Death's door is large, brown and covered with medeaval spikes.
I know because I am, apparently, standing right in front of it.
Today I had an interview for an overseas internship, and I was STOKED.
Having spent the better part of a week setting up this interview, I'd foregone my copious hours of playing Bejeweled to fantasize about where I'll go and what I'll do and how awesome it will be. As my Master's thesis focus is on Egypt, I decided on Egypt or Istanbul, Turkey. My bags are fuckin' packed, dude. I can TASTE the sand.
Or I could, if I were only one year younger.
I rocked the interview.
One of the interviewers even gave me his personal laptop to fill out the necessary paperwork.
Which is where my turban hit a snag...
Name? Erin Greer
Address? 1600 Pennsylvania Ave
Telephone? Yes I have one
Birthday? March 16, 198...
"There's no option here for my birth year."
"What do you mean?"
"I mean the options only go to 1982. I was born in 1981."
Concerned looks all around the table.
"Give me just one second. I will be right back."
Two tense minutes later and Juan reentered the interview room.
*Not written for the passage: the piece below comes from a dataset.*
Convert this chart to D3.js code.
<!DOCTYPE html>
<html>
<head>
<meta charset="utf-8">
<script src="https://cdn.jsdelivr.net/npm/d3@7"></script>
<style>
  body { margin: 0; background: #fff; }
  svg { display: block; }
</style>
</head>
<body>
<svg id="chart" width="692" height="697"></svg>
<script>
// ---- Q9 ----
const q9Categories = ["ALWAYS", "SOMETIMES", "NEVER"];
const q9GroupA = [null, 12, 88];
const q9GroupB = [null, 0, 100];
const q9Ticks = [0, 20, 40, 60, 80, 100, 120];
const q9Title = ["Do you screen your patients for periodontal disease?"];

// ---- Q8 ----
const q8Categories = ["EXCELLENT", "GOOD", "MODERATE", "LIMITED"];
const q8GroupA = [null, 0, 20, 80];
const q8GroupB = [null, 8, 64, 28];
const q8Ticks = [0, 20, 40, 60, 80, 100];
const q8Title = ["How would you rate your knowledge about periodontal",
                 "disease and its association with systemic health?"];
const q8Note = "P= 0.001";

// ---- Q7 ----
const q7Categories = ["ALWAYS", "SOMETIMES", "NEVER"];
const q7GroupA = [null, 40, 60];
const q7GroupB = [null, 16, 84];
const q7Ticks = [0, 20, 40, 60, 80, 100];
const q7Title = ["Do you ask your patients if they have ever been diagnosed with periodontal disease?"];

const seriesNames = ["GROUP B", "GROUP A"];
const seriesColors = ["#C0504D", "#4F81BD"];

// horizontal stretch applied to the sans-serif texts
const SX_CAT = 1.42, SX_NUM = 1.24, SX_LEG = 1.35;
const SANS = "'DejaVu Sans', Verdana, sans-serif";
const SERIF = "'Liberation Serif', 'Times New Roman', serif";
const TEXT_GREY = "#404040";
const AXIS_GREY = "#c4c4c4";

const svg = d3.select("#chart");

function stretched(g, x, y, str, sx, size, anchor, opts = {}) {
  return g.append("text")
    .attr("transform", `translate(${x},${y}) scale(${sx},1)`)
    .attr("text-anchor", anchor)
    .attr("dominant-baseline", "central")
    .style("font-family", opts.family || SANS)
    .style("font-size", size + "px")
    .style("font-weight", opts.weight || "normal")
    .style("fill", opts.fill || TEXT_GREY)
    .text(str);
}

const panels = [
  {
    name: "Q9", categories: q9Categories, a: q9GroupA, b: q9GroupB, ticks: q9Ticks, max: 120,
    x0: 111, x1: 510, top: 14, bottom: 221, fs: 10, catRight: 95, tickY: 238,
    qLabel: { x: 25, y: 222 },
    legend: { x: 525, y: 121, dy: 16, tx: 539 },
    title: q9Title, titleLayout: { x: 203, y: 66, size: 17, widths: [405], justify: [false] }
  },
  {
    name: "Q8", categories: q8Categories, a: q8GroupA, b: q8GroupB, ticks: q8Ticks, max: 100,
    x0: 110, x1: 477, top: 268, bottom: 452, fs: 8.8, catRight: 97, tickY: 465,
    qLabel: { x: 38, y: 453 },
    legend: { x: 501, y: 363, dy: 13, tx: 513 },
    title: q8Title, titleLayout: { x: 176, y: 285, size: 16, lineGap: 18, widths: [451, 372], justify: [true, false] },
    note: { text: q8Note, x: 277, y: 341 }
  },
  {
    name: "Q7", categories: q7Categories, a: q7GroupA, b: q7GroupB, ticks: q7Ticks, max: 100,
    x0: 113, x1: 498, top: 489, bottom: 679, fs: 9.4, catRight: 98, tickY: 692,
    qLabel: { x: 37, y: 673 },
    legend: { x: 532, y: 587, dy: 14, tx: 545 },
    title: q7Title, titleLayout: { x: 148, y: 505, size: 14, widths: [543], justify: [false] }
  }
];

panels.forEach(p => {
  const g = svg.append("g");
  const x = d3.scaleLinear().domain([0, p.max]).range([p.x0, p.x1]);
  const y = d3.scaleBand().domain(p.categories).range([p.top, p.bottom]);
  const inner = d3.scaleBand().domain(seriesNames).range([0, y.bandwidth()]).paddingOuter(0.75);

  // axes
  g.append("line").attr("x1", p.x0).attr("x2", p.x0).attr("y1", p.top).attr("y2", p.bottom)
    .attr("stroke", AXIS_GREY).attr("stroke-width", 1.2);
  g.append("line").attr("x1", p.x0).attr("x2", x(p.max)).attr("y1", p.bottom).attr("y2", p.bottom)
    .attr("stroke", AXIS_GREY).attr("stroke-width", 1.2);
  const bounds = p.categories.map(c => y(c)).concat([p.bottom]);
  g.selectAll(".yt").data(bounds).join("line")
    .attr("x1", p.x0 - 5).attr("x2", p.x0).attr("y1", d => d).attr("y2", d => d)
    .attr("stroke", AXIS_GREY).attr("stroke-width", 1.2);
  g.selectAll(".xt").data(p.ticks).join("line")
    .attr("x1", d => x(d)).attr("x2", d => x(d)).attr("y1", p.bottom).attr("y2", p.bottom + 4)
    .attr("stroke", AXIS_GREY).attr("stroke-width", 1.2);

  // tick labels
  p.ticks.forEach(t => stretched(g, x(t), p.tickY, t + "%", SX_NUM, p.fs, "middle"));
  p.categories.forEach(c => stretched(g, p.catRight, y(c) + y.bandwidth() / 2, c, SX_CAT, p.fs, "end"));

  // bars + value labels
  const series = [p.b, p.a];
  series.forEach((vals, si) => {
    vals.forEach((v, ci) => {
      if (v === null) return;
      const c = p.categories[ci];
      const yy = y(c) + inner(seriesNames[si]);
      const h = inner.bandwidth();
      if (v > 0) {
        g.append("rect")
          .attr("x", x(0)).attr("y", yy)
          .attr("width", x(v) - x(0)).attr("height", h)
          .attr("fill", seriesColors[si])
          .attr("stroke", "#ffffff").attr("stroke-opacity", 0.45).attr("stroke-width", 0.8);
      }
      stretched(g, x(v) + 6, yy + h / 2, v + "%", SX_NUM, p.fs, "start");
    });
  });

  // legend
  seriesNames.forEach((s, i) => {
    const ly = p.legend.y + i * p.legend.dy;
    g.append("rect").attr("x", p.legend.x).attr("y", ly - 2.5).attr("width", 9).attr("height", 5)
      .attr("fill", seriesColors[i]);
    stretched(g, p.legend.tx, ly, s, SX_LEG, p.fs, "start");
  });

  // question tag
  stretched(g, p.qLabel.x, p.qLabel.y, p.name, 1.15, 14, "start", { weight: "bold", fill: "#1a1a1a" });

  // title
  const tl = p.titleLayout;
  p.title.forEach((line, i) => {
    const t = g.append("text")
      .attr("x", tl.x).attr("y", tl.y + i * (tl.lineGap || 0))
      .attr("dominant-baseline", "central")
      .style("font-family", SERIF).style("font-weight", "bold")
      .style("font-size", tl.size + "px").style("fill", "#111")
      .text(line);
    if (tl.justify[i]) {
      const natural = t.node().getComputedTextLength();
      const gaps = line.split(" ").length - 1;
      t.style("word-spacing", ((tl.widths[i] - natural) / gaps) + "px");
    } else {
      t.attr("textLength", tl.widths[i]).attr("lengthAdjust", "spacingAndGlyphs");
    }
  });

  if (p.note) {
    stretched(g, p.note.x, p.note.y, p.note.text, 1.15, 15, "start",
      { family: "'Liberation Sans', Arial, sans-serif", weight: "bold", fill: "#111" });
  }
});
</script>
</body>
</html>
His slumped shoulders and slack expression told me all I needed to know, but he apologized anyway. "I'm sorry, but we can only accept applicants up to the age of 30."
For those of you who don't know, I turned 31 two weeks ago.
Several apologies and much uncomfortable foot shuffling later, I am presented with the following, which stuck in my craw where the Egyptian sand used to be: "I'm sorry. This is just a youth leadership program so..."
Apparently, and somehow overnight, I seem to have lost it.
Misplaced it with too much experience I suppose.
Shoved it under the rug of "I can actually do this and make the most of it" and forgotten where I put it.
Still dreaming? No need. It's wasted on you. But don't worry, you'll soon forget this disappointment as the dementia sets in...
Much like the sites in Egypt.
Which I WILL still see.
If only in the hallucinations induced by mixing up my blood pressure medications.